Kawasan Timur Tengah merupakan sebuah kawasan geopolitik yang menjadi wilayah konflik yang berkepanjangan. Wilayahnya yang mengandung sumber daya mineral dalam jumlah yang banyak, telah menjadikan kawasan ini sebagai hotbed atau ajang unjuk kekuatan negara-negara besar yang memiliki kepentingan akan energi.
Tidak hanya
itu, kawasan Timur Tengah merupakan kawasan berasalnya tiga agama Samawi, yaitu
Yahudi, Kristen, dan Islam yang sekaligus menjadikan kawasan tersebut sebagai
kawasan suci bagi ketiga agama. Fakta ini pula yang melatarbelakangi terjadinya
Perang Salib dalam kurun waktu ratusan tahun. Dalam era modern, berbagai krisis
terjadi di wilayah ini, seperti perang Iran-Irak, Irak-Kuwait, invasi Amerika
Serikat ke Irak, dan konflik Palestina-Israel yang telah lebih dari lima dekade
masih berlangsung hingga saat ini.
Konflik
Palestina-Israel adalah konflik yang paling lama berlangsung di wilayah Timur
Tengah (dengan mengenyampingkan Perang Salib), yang menyebabkannya menjadi
perhatian utama masyarakat internasional. Sebagai contoh, konflik antara
keduanya menjadi agenda pertama dalam Sidang Majelis Umum Perserikatan
Bangsa-Bangsa (PBB), ketika PBB baru terbentuk dan sampai saat ini belum
terselesaikan meski ratusan resolusi telah dikeluarkan.
Kedua entitas
politik ini telah “bertarung” di kawasan Timur Tengah semenjak berdirinya
negara Israel pada tahun 1948. Dalam beberapa waktu belakangan, telah terjadi
serangkaian peristiwa penting yang menandai proses perdamaian antara kedua
entitas ini.
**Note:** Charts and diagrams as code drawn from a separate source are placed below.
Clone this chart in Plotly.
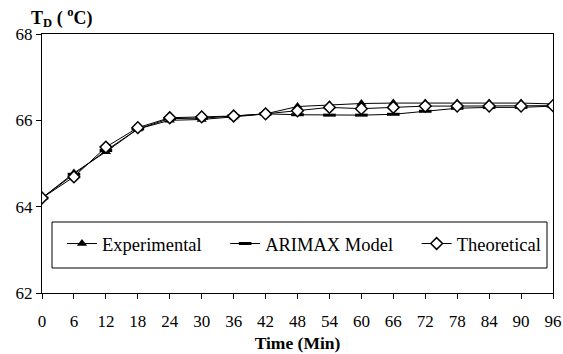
import plotly.graph_objects as go

time = [0, 6, 12, 18, 24, 30, 36, 42, 48, 54, 60, 66, 72, 78, 84, 90, 96]
experimental = [64.2, 64.78, 65.27, 65.8, 66.0, 66.02, 66.08, 66.15, 66.32, 66.36, 66.39, 66.4, 66.4, 66.4, 66.4, 66.4, 66.38]
arimax = [64.2, 64.75, 65.3, 65.8, 66.04, 66.05, 66.1, 66.15, 66.13, 66.12, 66.12, 66.14, 66.21, 66.28, 66.3, 66.3, 66.33]
theoretical = [64.2, 64.69, 65.38, 65.83, 66.06, 66.08, 66.1, 66.15, 66.22, 66.3, 66.27, 66.3, 66.33, 66.33, 66.33, 66.33, 66.34]

x_ticks = list(range(0, 97, 6))
y_ticks = [62, 64, 66, 68]

FONT = "Times New Roman, Liberation Serif, serif"
PAD = "\u00a0" * 4

fig = go.Figure()
fig.add_trace(go.Scatter(
    x=time, y=experimental, name="Experimental" + PAD, mode="lines+markers",
    line=dict(color="black", width=1),
    marker=dict(symbol="triangle-up", size=9, color="black"),
))
fig.add_trace(go.Scatter(
    x=time, y=arimax, name="ARIMAX Model" + PAD, mode="lines+markers",
    line=dict(color="black", width=1),
    marker=dict(symbol="line-ew", size=9, color="black", line=dict(color="black", width=3)),
))
fig.add_trace(go.Scatter(
    x=time, y=theoretical, name="Theoretical", mode="lines+markers",
    line=dict(color="black", width=1),
    marker=dict(symbol="diamond", size=9, color="white", line=dict(color="black", width=1.5)),
))

W, H = 563, 354
L, R, T, B = 42, 10, 34, 61
pw, ph = W - L - R, H - T - B

def px_x(x):
    return (x - L) / pw

def px_y(y):
    return (H - B - y) / ph

fig.add_shape(type="rect", xref="paper", yref="paper",
              x0=px_x(52), x1=px_x(547), y0=px_y(268), y1=px_y(222),
              line=dict(color="black", width=1), fillcolor="white", layer="below")

fig.update_layout(
    width=W, height=H,
    margin=dict(l=L, r=R, t=T, b=B),
    paper_bgcolor="white", plot_bgcolor="white",
    font=dict(family=FONT, size=17, color="black"),
    showlegend=True,
    legend=dict(
        orientation="h", x=px_x(62), y=px_y(244), xanchor="left", yanchor="middle",
        bgcolor="rgba(0,0,0,0)", borderwidth=0,
        font=dict(family=FONT, size=18.5, color="black"),
        itemwidth=30,
    ),
    xaxis=dict(
        range=[0, 96], tickmode="array", tickvals=x_ticks, ticktext=[str(v) for v in x_ticks],
        showline=True, linecolor="black", linewidth=1, mirror=True,
        ticks="outside", ticklen=5, tickcolor="black", showgrid=False, zeroline=False,
        ticklabelstandoff=8, automargin=False,
        title=dict(text="<b>Time (Min)</b>", font=dict(family=FONT, size=17.5), standoff=6),
    ),
    yaxis=dict(
        range=[62, 68], tickmode="array", tickvals=y_ticks, ticktext=[str(v) for v in y_ticks],
        showline=True, linecolor="black", linewidth=1, mirror=True,
        ticks="outside", ticklen=5, tickcolor="black", showgrid=False, zeroline=False,
        automargin=False,
    ),
    annotations=[dict(
        text="<b>T<sub>D</sub> ( <sup>o</sup>C)</b>", xref="paper", yref="paper",
        x=px_x(29), y=px_y(18), xanchor="left", yanchor="middle", showarrow=False,
        font=dict(family=FONT, size=18, color="black"),
    )],
)

fig.write_html("out.html", config={"displayModeBar": False},
               post_script="document.body.style.margin='0';")
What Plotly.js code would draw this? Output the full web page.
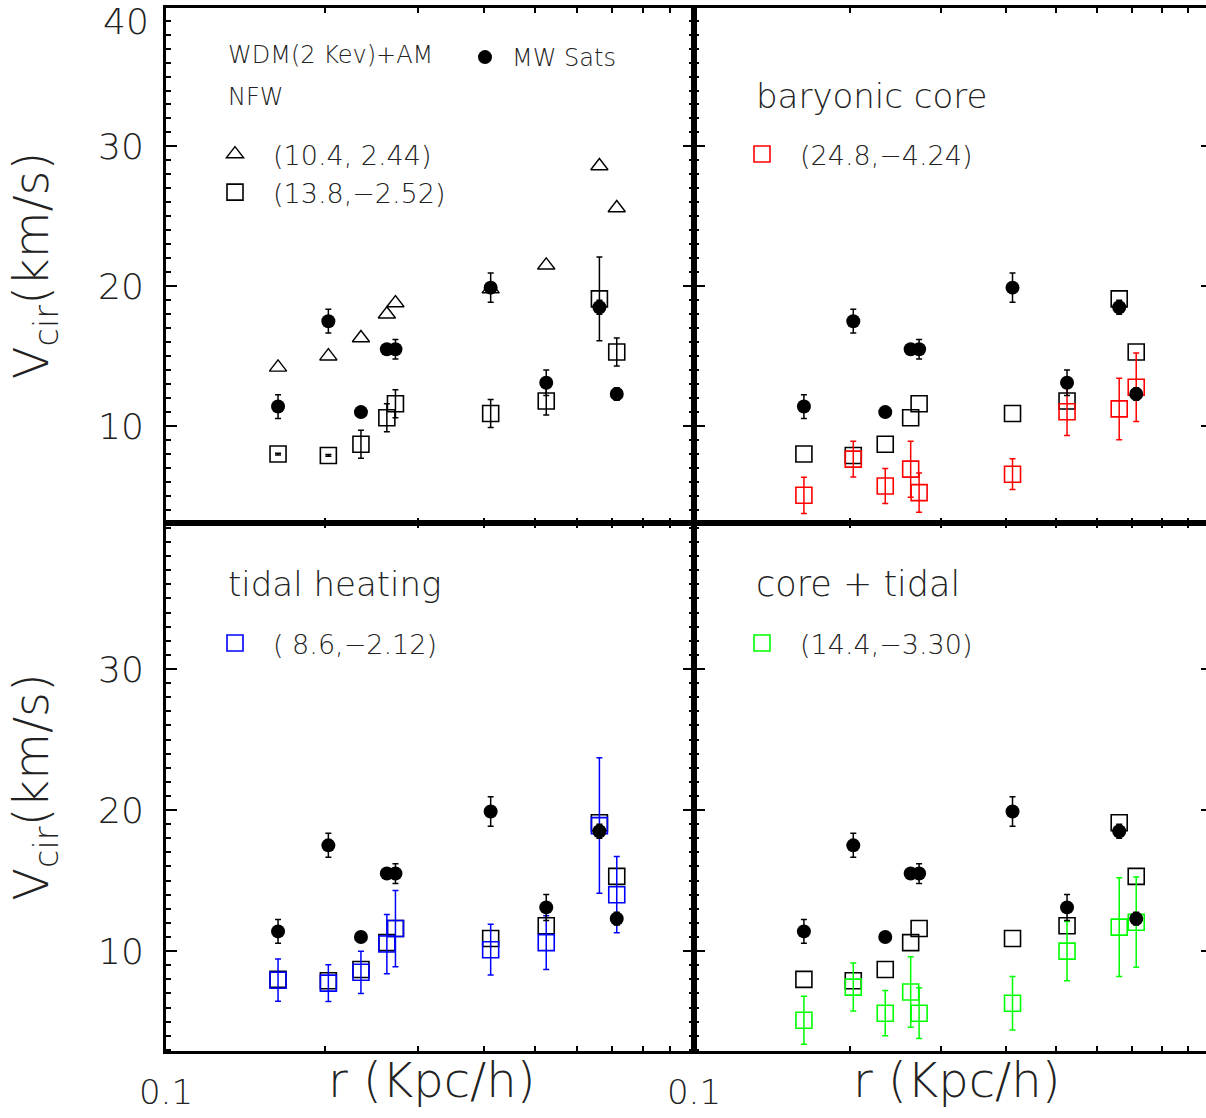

Jimmy Carter, mantan Presiden Amerika Serikat (AS), sedang melakukan
safari ke wilayah Palestina, dan melakukan dialog dengan pemimpin-pemimpin
Palestina.
Perkembangan
terakhir yang didapat dari perjalanan Jimmy Carter tersebut, Hamas bersedia
untuk mengakui eksistensi Israel di wilayah Timur Tengah, yang menandai perubahan
platform politik yang cukup fundamental dari Hamas mengingat mereka merupakan
partai politik Palestina yang paling keras mengecam hadirnya Israel di wilayah
Timur Tengah. Meski kemudian kabar ini dibantah oleh pemimpin Hamas, Khaled
Meshaal yang mengatakan bahwa Hamas tetap dalam posisi untuk memperjuangkan
negara Palestina dengan batas pada tahun 1967, yang menjadikan Yerusalem
sebagai ibukota Palestina, tanpa mengakui eksistensi Israel.
Belum hilang
dari ingatan, ketika pemerintahan George W. Bush berusaha menengahi konflik
Timur Tengah dengan mengadakan Konferensi Annapolis, yang mengeluarkan
rekomendasi mengenai perdamaian antara Palestina dan Israel. Konferensi ini
tidak hanya dihadiri oleh perwakilan dari Palestina dan Israel, namun juga dari
negara-negara lain seperti Lebanon, Suriah, Mesir, Yordania, dan negara-negara
lain di Kawasan Timur Tengah. Pada tahun 2005, Ariel Sharon (Kadima) sebagai
Perdana Menteri Israel pada saat itu, mengeluarkan kebijakan unilateral
disengagement plan yang disetujui oleh Knesset (parlemen Israel).
Dengan adanya
kebijakan tersebut, seluruh pemukiman Israel yang berada di wilayah Jalur Gaza,
dan beberapa di Tepi Barat (West Bank) ditarik dan dihancurkan. Kebijakan ini
memang tidak langsung membuahkan perdamaian permanen antara Palestina dan
Israel, tetapi setidaknya usaha untuk mewujudkan hal tersebut sudah semakin
dekat.
Tetapi, konflik
antara Palestina – Israel tidak bisa hanya dilihat dari kejadian 5 atau 10
tahun belakangan. Perseteruan antara kedua entitas ini telah berlangsung selama
enam dekade (jika dihitung dari terbentuknya negara Israel), dan dimulainya
konflik antara Palestina – Israel telah melalui latar belakang sejarah yang
cukup panjang.
Periode
Pra-1920 : Zionisme, Kekalahan Ottoman, dan Janji-Janji Pemenang Perang
Meskipun telah memiliki catatan sejarah dalam dokumentasi seperti Alkitab dan Alquran, Negara Israel belum terbentuk sampai pada tahun 1948. Semenjak kehancuran Kerajaan Israel dan penjajahan oleh Romawi, Israel mengalami diaspora, dan tidak pernah memiliki pemerintahan sendiri yang berdaulat. Diaspora telah menghasilkan penyebaran umat Yahudi di seluruh dunia, khususnya di Eropa. Mereka berasimilasi dengan masyarakat di sekitarnya, namun tetap mempraktikkan ajaran-ajaran Yahudi.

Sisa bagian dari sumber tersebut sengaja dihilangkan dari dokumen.